With both drag pad and bridle rolls, care needs to be taken to avoid marking of products with critical surface finish, particularly prepainted products. Drag pads are covered with industrial felt or rubber-backed carpet to minimise damage to zinc-coated, ZINCALUME® steel or COLORBOND® steel. 

Where provision for uniform coiling tension is not made, operators have developed the practice of inserting cardboard fillers between the wraps of loose coils. However, extreme caution is needed to avoid damage to soft, thin products when using this method.

Slit coils are separated on the coiler mandrel (as shown in Figure 7) either by large separator discs which fit between each slit coil on the mandrel, or more commonly by overarm separators, using tapered steel separator discs. In either case damaged separators must not be used as they can cause damage to the edges of the slit strip.

The distance between slitting head and coiler is important as it determines the angular displacement of outside slits relative to the centre line. Excessive angular displacement can cause camber in the slit coils.

Figure 7: Coiling slit strip with separators 

5.5 Lubricant
The use of lubricant, even sparingly, reduces cutter wear, improves stripping and enhances the effectiveness of drag pads in controlling uniform coiling tension. Lubrication can also reduce any tendency for drag pads to damage prepainted coatings. Do not use lubricants for COLORBOND® steel surfaces unless absolutely necessary. If it is absolutely necessary, use SHELLSOL T or an equivalent. 



There is an increasing demand for sheet or blanks with dimensions within the width range 350-600 mm and length in excess of 1200 mm. It is uneconomical to produce the master coil at these narrow widths, so the master coil width must represent two or three multiples. The blanks can be produced by shearing the master coil to the required length and then separately guillotining to separate the width multiples. Alternatively, the master coil can be slit and the slit strip then sheared on a normal shear line. However, there is another system available which combines slitting and shearing on the one unit by having a slitting head inline ahead of the length shear.

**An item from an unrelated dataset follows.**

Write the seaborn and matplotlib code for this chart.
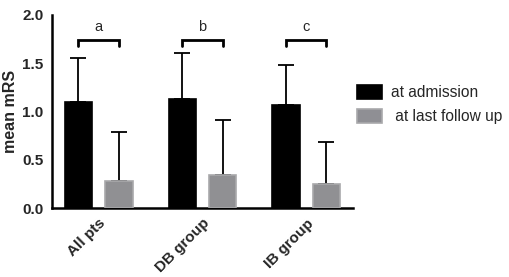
import matplotlib
matplotlib.use('Agg')
import matplotlib.pyplot as plt
import matplotlib.patches as mpatches
import seaborn as sns
import pandas as pd
import numpy as np

groups = ['All pts', 'DB group', 'IB group']
times = ['at admission', 'at last follow up']
mean_admission = [1.10, 1.13, 1.07]
mean_followup = [0.28, 0.34, 0.25]
sd_admission = [0.45, 0.48, 0.41]
sd_followup = [0.51, 0.57, 0.43]
sig_letters = ['a', 'b', 'c']
bracket_y = [1.74, 1.74, 1.74]

colors = {'at admission': '#000000', 'at last follow up': '#8f8f94'}
edges = {'at admission': '#000000', 'at last follow up': '#a9a9ab'}

df = pd.DataFrame({
    'group': groups * 2,
    'time': [times[0]] * 3 + [times[1]] * 3,
    'mRS': mean_admission + mean_followup,
    'sd': sd_admission + sd_followup,
})

sns.set_style('white')
plt.rcParams['font.family'] = ['Liberation Sans', 'DejaVu Sans']

fig = plt.figure(figsize=(5.1, 2.77), dpi=100)
ax = fig.add_axes([0.102, 0.249, 0.590, 0.697])

sns.barplot(data=df, x='group', y='mRS', hue='time', order=groups, hue_order=times,
            palette=colors, width=0.78, gap=0.33, errorbar=None, legend=False, ax=ax,
            zorder=3)

# edge colours and one-sided error bars from the drawn patches
bars = [p for p in ax.patches if p.get_height() > 0]
for i, t in enumerate(times):
    sub = df[df.time == t]
    for j, g in enumerate(groups):
        p = bars[i * len(groups) + j]
        p.set_edgecolor(edges[t])
        p.set_linewidth(1.2)
        cx = p.get_x() + p.get_width() / 2
        sd = sub[sub.group == g].sd.values[0]
        ax.errorbar(cx, p.get_height(), yerr=[[0], [sd]], color='black', lw=1.3,
                    capsize=5.5, capthick=1.3, zorder=2)

# significance brackets
for j, g in enumerate(groups):
    p1 = bars[j]
    p2 = bars[len(groups) + j]
    x1 = p1.get_x() + p1.get_width() / 2
    x2 = p2.get_x() + p2.get_width() / 2
    y = bracket_y[j]
    ax.plot([x1, x1, x2, x2], [y - 0.06, y, y, y - 0.06], color='black', lw=2,
            solid_joinstyle='miter', clip_on=False)
    ax.text((x1 + x2) / 2, y + 0.06, sig_letters[j], ha='center', va='bottom', fontsize=10.5)

ax.set_xlim(-0.45, 2.45)
ax.set_ylim(0, 2.0)
ax.set_yticks([0, 0.5, 1.0, 1.5, 2.0])
ax.set_yticklabels(['0.0', '0.5', '1.0', '1.5', '2.0'])
ax.set_xlabel('')
ax.set_ylabel('mean mRS', fontsize=11.5, fontweight='bold', labelpad=3)
sns.despine(ax=ax)
for s in ['left', 'bottom']:
    ax.spines[s].set_linewidth(1.8)
    ax.spines[s].set_color('black')
ax.tick_params(axis='both', direction='out', length=5, width=1.8, color='black',
               labelsize=11, pad=1)
for lab in ax.get_yticklabels():
    lab.set_fontweight('bold')
for lab in ax.get_xticklabels():
    lab.set_fontweight('bold')
    lab.set_rotation(45)
    lab.set_ha('right')
    lab.set_rotation_mode('anchor')

handles = [mpatches.Patch(facecolor=colors[t], edgecolor=edges[t], linewidth=1.2) for t in times]
ax.legend(handles, ['at admission', ' at last follow up'], loc='upper left',
          bbox_to_anchor=(0.968, 0.71), frameon=False, fontsize=11.2,
          handlelength=1.6, handleheight=1.0, labelspacing=0.55, handletextpad=0.55)

fig.savefig('out.png', dpi=100)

Slitting and shearing in the one operation is often referred to as slit-shearing or slearing and has several advantages over the other two systems. As compared with shearing and guillotining, there is less labour involved and the slit width is more consistent than can be normally achieved by manual shearing.

Compared with slitting and shearing as two separate operations, the process cost is obviously lower and the quality hazards arising from the extra handling associated with the two separate operations are avoided.

Specially designed slit-shear lines are commercially available or in some instances, existing shear lines can be adapted to carry out the additional slitting function.